FINA, the international governing body for aquatic sports, has come under fire from USA Swimming for setting a fixed maximum water temperature for open water events that does not meet US standards introduced after the death of American swimmer Fran Crippen in 2010.
During its meeting in Barcelona this week, where the 2013 World Championships get under way tomorrow, FINA agreed to set an upper limit of 31 degrees Celcius for open water events, compared with the 29.45 Celsius set by USA Swimming for domestic competitions.
FINA had previously suggested a 30 degrees Celsius upper limit, but amended it following a study carried out by the University of Otago in New Zealand, in collaboration with FINA, the International Olympic Committee and the International Triathlon Union.

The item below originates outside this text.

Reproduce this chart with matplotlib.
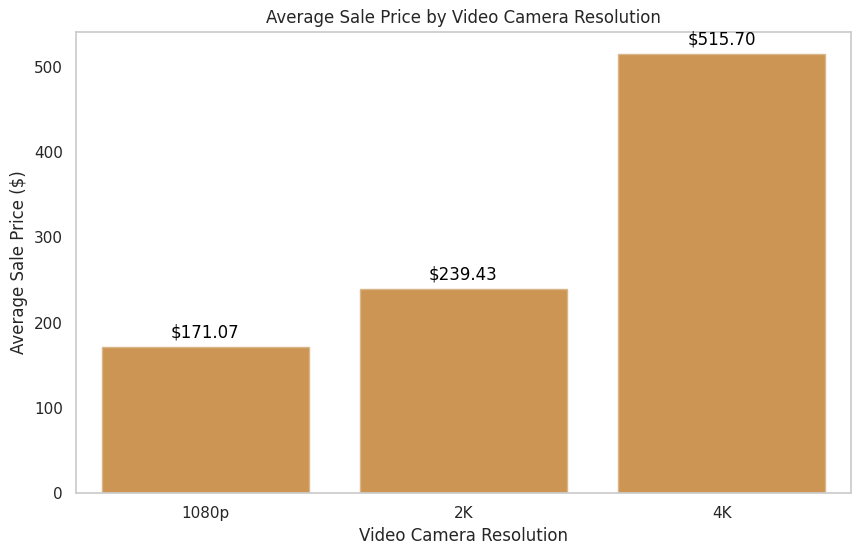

Cornel Marculescu, executive director of FINA said: "They told us 31 and that’s what we decided on. It’s not a matter of being happy or not happy. It was a scientific study and that’s what we are following."
But USA Swimming said it had asked its athletes to consider not competing in events outside of USA.
In a statement, the domestic governing body said: "The safety of our athletes is extremely important to USA Swimming. When it comes to international open water competition, we would advise our athletes not to compete if the water temperature is above 29.45°C degrees.
"If the athlete does decide to swim, USA Swimming will ask them to sign a waiver and release. That being said, our onsite staff will carry out their normal roles as long as US athletes are competing regardless of conditions."
Crippen, a world championship bronze medallist, died after losing consciousness in a 10-kilometre open water swimming World Cup race in Fujairah in the United Arab Emirates in October 2010. He was the first swimmer to die in an open water race overseen by FINA.
Doctors said that Crippen’s death was caused by severe fatigue but police investigated the incident amid claims that the hot conditions might have been a contributory factor.
The organisers stated that the water temperatures were 30 degrees Celsius although some of the swimmers claimed that they were actually 10 degrees higher and complained about the lack of shade at the course, given the desert location.
There has long been a rule that water temperatures for open water swimming should be no lower than 16 degrees Celsius, but there had previously been no upper limit.